• _Supplied material_:
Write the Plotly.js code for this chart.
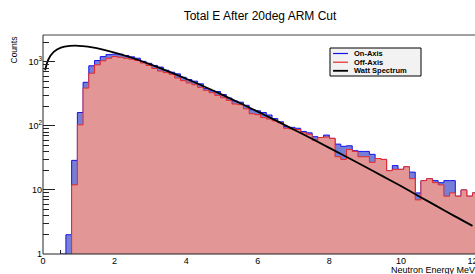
<!DOCTYPE html>
<html>
<head>
<meta charset="utf-8">
<script src="https://cdn.plot.ly/plotly-3.0.1.min.js"></script>
<style>html,body{margin:0;padding:0;background:#fff;overflow:hidden}</style>
</head>
<body>
<div id="chart" style="width:475px;height:274px"></div>
<script>
// ---- data ----
const binWidth = 0.16;   // MeV
const onAxis = [0,0,0,1,2,29,162,480,870,1050,1210,1300,1320,1320,1260,1200,1140,1020,950,880,
  830,740,690,650,575,530,500,455,385,355,345,310,272,245,235,210,180,172,162,148,
  130,116,98,95,92,82,78,68,66,72,64,52,48,49,41,40,40,36,31,30,
  20,24,21,23,19,9,14,15,14,13,14,14,8,10,8,9];
const offAxis = [0,0,0,0,0,12,104,390,665,900,1040,1140,1210,1180,1140,1100,1050,960,880,790,
  720,680,640,560,510,470,440,400,360,330,300,275,250,220,215,185,155,150,135,128,
  120,112,92,90,88,78,74,60,66,67,64,33,30,43,40,33,33,27,31,30,
  20,21,21,23,15,7,14,15,13,12,8,9,8,10,8,9];
const wattE = [0.06,0.15,0.3,0.5,0.75,1,1.25,1.5,2,2.5,3,3.5,4,4.5,5,5.5,6,6.5,7,7.5,8,8.5,9,9.5,10,10.5,11,11.5,12];
const wattY = [740,1090,1430,1670,1775,1785,1730,1640,1400,1150,915,712,546,413,308,228,167,122,88,63.5,45.5,32.4,23,16.3,11.5,8.0,5.6,3.9,2.75];
const xTicks = [0,2,4,6,8,10,12];
const yTickVals = [1,10,100,1000];
const yTickText = ['1','10','10<sup>2</sup>','10<sup>3</sup>'];
const legendNames = ['On-Axis','Off-Axis','Watt Spectrum'];

// ---- geometry ----
const L = 43, T = 35, W = 475 - 43, H = 219;
const px = x => (x - L) / W;
const py = y => 1 - (y - T) / H;

const blueLine = 'rgb(20,20,235)', redLine = 'rgb(230,40,40)';

function stepTrace(vals, name, lineColor, fillColor) {
  const xs = vals.map((v, i) => i * binWidth);
  xs.push(vals.length * binWidth);
  const ys = vals.map(v => v > 0 ? v : 0.01);
  ys.push(ys[ys.length - 1]);
  return {x: xs, y: ys, type: 'scatter', mode: 'lines', name: name,
    line: {shape: 'hv', color: lineColor, width: 1}, fill: 'tozeroy', fillcolor: fillColor,
    hoverinfo: 'skip', showlegend: false};
}

const traces = [
  stepTrace(onAxis, legendNames[0], blueLine, 'rgb(118,126,214)'),
  stepTrace(offAxis, legendNames[1], redLine, 'rgb(226,150,150)'),
  {x: wattE, y: wattY, type: 'scatter', mode: 'lines', name: legendNames[2],
   line: {color: '#000', width: 1.8, shape: 'spline', smoothing: 1}, showlegend: false, hoverinfo: 'skip'}
];

const minorVals = [];
[1,10,100,1000].forEach(d => { for (let m = 2; m <= 9; m++) minorVals.push(m * d); });

const font = 'Liberation Sans, Arial, Helvetica, sans-serif';
const shapes = [
  {type:'line', xref:'paper', yref:'paper', x0:0, x1:1.02, y0:0, y1:0, line:{color:'#222', width:1}, layer:'above'},
  {type:'line', xref:'paper', yref:'paper', x0:0, x1:1.02, y0:1, y1:1, line:{color:'#444', width:1}, layer:'above'},
  {type:'line', xref:'paper', yref:'paper', x0:0, x1:0, y0:0, y1:1, line:{color:'#222', width:1}, layer:'above'},
  // legend box
  {type:'rect', xref:'paper', yref:'paper', x0:px(330), x1:px(421), y0:py(76), y1:py(48),
   fillcolor:'#f2f2f2', line:{color:'#000', width:1}, layer:'above'}
];
const legColors = [blueLine, redLine, '#000'];
const legY = [53.5, 62.2, 70.8];
const annotations = [];
legendNames.forEach((n, i) => {
  shapes.push({type:'line', xref:'paper', yref:'paper', x0:px(333), x1:px(348), y0:py(legY[i]), y1:py(legY[i]),
    line:{color:legColors[i], width: i===2 ? 1.8 : 1.2}, layer:'above'});
  annotations.push({xref:'paper', yref:'paper', x:px(352), y:py(legY[i]), xanchor:'left', yanchor:'middle',
    text:'<b>' + n + '</b>', showarrow:false, font:{family:font, size:7.5, color:'#000'}});
});
annotations.push({xref:'paper', yref:'paper', x:px(14), y:py(49.5), textangle:-90, xanchor:'center', yanchor:'middle',
  text:'Counts', showarrow:false, font:{family:font, size:8.5, color:'#000'}});
annotations.push({xref:'paper', yref:'paper', x:px(477), y:py(269.5), xanchor:'right', yanchor:'middle',
  text:'Neutron Energy MeV', showarrow:false, font:{family:font, size:9, color:'#000'}});

const layout = {
  width: 475, height: 274,
  margin: {l: L, r: 0, t: T, b: 274 - T - H, pad: 0},
  paper_bgcolor: '#fff', plot_bgcolor: '#fff',
  showlegend: false,
  title: {text: 'Total E After 20deg ARM Cut', xref:'container', yref:'container',
    x: 260/475, xanchor:'center', y: 1 - 16/274, yanchor:'middle',
    font: {family: font, size: 12, color: '#000'}},
  xaxis: {range: [0, 12.07], tickmode:'array', tickvals: xTicks, ticks:'inside', ticklen: 8, tickcolor:'#222',
    showgrid:false, zeroline:false, showline:false, layer:'below traces', ticklabeloverflow:'allow',
    tickfont:{family:font, size:9, color:'#000'},
    minor:{tickmode:'array', tickvals:[0.5,1,1.5,2.5,3,3.5,4.5,5,5.5,6.5,7,7.5,8.5,9,9.5,10.5,11,11.5], ticks:'inside', ticklen:4, tickcolor:'#222'}},
  yaxis: {type:'log', range:[0, 3.42], tickmode:'array', tickvals: yTickVals, ticktext: yTickText,
    ticks:'inside', ticklen: 12, tickcolor:'#222', showgrid:false, zeroline:false, showline:false,
    tickfont:{family:font, size:9, color:'#000'},
    minor:{tickmode:'array', tickvals: minorVals, ticks:'inside', ticklen:6, tickcolor:'#222'}},
  shapes: shapes,
  annotations: annotations
};

Plotly.newPlot('chart', traces, layout, {displayModeBar:false, staticPlot:true});
</script>
</body>
</html>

• _Aim_: Print the full listing exactly, dropping the pictures.

• _Task solution_:
Write the Plotly.js code for this chart.
<!DOCTYPE html>
<html>
<head>
<meta charset="utf-8">
<script src="https://cdn.plot.ly/plotly-3.0.1.min.js"></script>
<style>html,body{margin:0;padding:0;background:#fff;overflow:hidden}</style>
</head>
<body>
<div id="chart" style="width:475px;height:274px"></div>
<script>
// ---- data ----
const binWidth = 0.16;   // MeV
const onAxis = [0,0,0,1,2,29,162,480,870,1050,1210,1300,1320,1320,1260,1200,1140,1020,950,880,
  830,740,690,650,575,530,500,455,385,355,345,310,272,245,235,210,180,172,162,148,
  130,116,98,95,92,82,78,68,66,72,64,52,48,49,41,40,40,36,31,30,
  20,24,21,23,19,9,14,15,14,13,14,14,8,10,8,9];
const offAxis = [0,0,0,0,0,12,104,390,665,900,1040,1140,1210,1180,1140,1100,1050,960,880,790,
  720,680,640,560,510,470,440,400,360,330,300,275,250,220,215,185,155,150,135,128,
  120,112,92,90,88,78,74,60,66,67,64,33,30,43,40,33,33,27,31,30,
  20,21,21,23,15,7,14,15,13,12,8,9,8,10,8,9];
const wattE = [0.06,0.15,0.3,0.5,0.75,1,1.25,1.5,2,2.5,3,3.5,4,4.5,5,5.5,6,6.5,7,7.5,8,8.5,9,9.5,10,10.5,11,11.5,12];
const wattY = [740,1090,1430,1670,1775,1785,1730,1640,1400,1150,915,712,546,413,308,228,167,122,88,63.5,45.5,32.4,23,16.3,11.5,8.0,5.6,3.9,2.75];
const xTicks = [0,2,4,6,8,10,12];
const yTickVals = [1,10,100,1000];
const yTickText = ['1','10','10<sup>2</sup>','10<sup>3</sup>'];
const legendNames = ['On-Axis','Off-Axis','Watt Spectrum'];

// ---- geometry ----
const L = 43, T = 35, W = 475 - 43, H = 219;
const px = x => (x - L) / W;
const py = y => 1 - (y - T) / H;

const blueLine = 'rgb(20,20,235)', redLine = 'rgb(230,40,40)';

function stepTrace(vals, name, lineColor, fillColor) {
  const xs = vals.map((v, i) => i * binWidth);
  xs.push(vals.length * binWidth);
  const ys = vals.map(v => v > 0 ? v : 0.01);
  ys.push(ys[ys.length - 1]);
  return {x: xs, y: ys, type: 'scatter', mode: 'lines', name: name,
    line: {shape: 'hv', color: lineColor, width: 1}, fill: 'tozeroy', fillcolor: fillColor,
    hoverinfo: 'skip', showlegend: false};
}

const traces = [
  stepTrace(onAxis, legendNames[0], blueLine, 'rgb(118,126,214)'),
  stepTrace(offAxis, legendNames[1], redLine, 'rgb(226,150,150)'),
  {x: wattE, y: wattY, type: 'scatter', mode: 'lines', name: legendNames[2],
   line: {color: '#000', width: 1.8, shape: 'spline', smoothing: 1}, showlegend: false, hoverinfo: 'skip'}
];

const minorVals = [];
[1,10,100,1000].forEach(d => { for (let m = 2; m <= 9; m++) minorVals.push(m * d); });

const font = 'Liberation Sans, Arial, Helvetica, sans-serif';
const shapes = [
  {type:'line', xref:'paper', yref:'paper', x0:0, x1:1.02, y0:0, y1:0, line:{color:'#222', width:1}, layer:'above'},
  {type:'line', xref:'paper', yref:'paper', x0:0, x1:1.02, y0:1, y1:1, line:{color:'#444', width:1}, layer:'above'},
  {type:'line', xref:'paper', yref:'paper', x0:0, x1:0, y0:0, y1:1, line:{color:'#222', width:1}, layer:'above'},
  // legend box
  {type:'rect', xref:'paper', yref:'paper', x0:px(330), x1:px(421), y0:py(76), y1:py(48),
   fillcolor:'#f2f2f2', line:{color:'#000', width:1}, layer:'above'}
];
const legColors = [blueLine, redLine, '#000'];
const legY = [53.5, 62.2, 70.8];
const annotations = [];
legendNames.forEach((n, i) => {
  shapes.push({type:'line', xref:'paper', yref:'paper', x0:px(333), x1:px(348), y0:py(legY[i]), y1:py(legY[i]),
    line:{color:legColors[i], width: i===2 ? 1.8 : 1.2}, layer:'above'});
  annotations.push({xref:'paper', yref:'paper', x:px(352), y:py(legY[i]), xanchor:'left', yanchor:'middle',
    text:'<b>' + n + '</b>', showarrow:false, font:{family:font, size:7.5, color:'#000'}});
});
annotations.push({xref:'paper', yref:'paper', x:px(14), y:py(49.5), textangle:-90, xanchor:'center', yanchor:'middle',
  text:'Counts', showarrow:false, font:{family:font, size:8.5, color:'#000'}});
annotations.push({xref:'paper', yref:'paper', x:px(477), y:py(269.5), xanchor:'right', yanchor:'middle',
  text:'Neutron Energy MeV', showarrow:false, font:{family:font, size:9, color:'#000'}});

const layout = {
  width: 475, height: 274,
  margin: {l: L, r: 0, t: T, b: 274 - T - H, pad: 0},
  paper_bgcolor: '#fff', plot_bgcolor: '#fff',
  showlegend: false,
  title: {text: 'Total E After 20deg ARM Cut', xref:'container', yref:'container',
    x: 260/475, xanchor:'center', y: 1 - 16/274, yanchor:'middle',
    font: {family: font, size: 12, color: '#000'}},
  xaxis: {range: [0, 12.07], tickmode:'array', tickvals: xTicks, ticks:'inside', ticklen: 8, tickcolor:'#222',
    showgrid:false, zeroline:false, showline:false, layer:'below traces', ticklabeloverflow:'allow',
    tickfont:{family:font, size:9, color:'#000'},
    minor:{tickmode:'array', tickvals:[0.5,1,1.5,2.5,3,3.5,4.5,5,5.5,6.5,7,7.5,8.5,9,9.5,10.5,11,11.5], ticks:'inside', ticklen:4, tickcolor:'#222'}},
  yaxis: {type:'log', range:[0, 3.42], tickmode:'array', tickvals: yTickVals, ticktext: yTickText,
    ticks:'inside', ticklen: 12, tickcolor:'#222', showgrid:false, zeroline:false, showline:false,
    tickfont:{family:font, size:9, color:'#000'},
    minor:{tickmode:'array', tickvals: minorVals, ticks:'inside', ticklen:6, tickcolor:'#222'}},
  shapes: shapes,
  annotations: annotations
};

Plotly.newPlot('chart', traces, layout, {displayModeBar:false, staticPlot:true});
</script>
</body>
</html>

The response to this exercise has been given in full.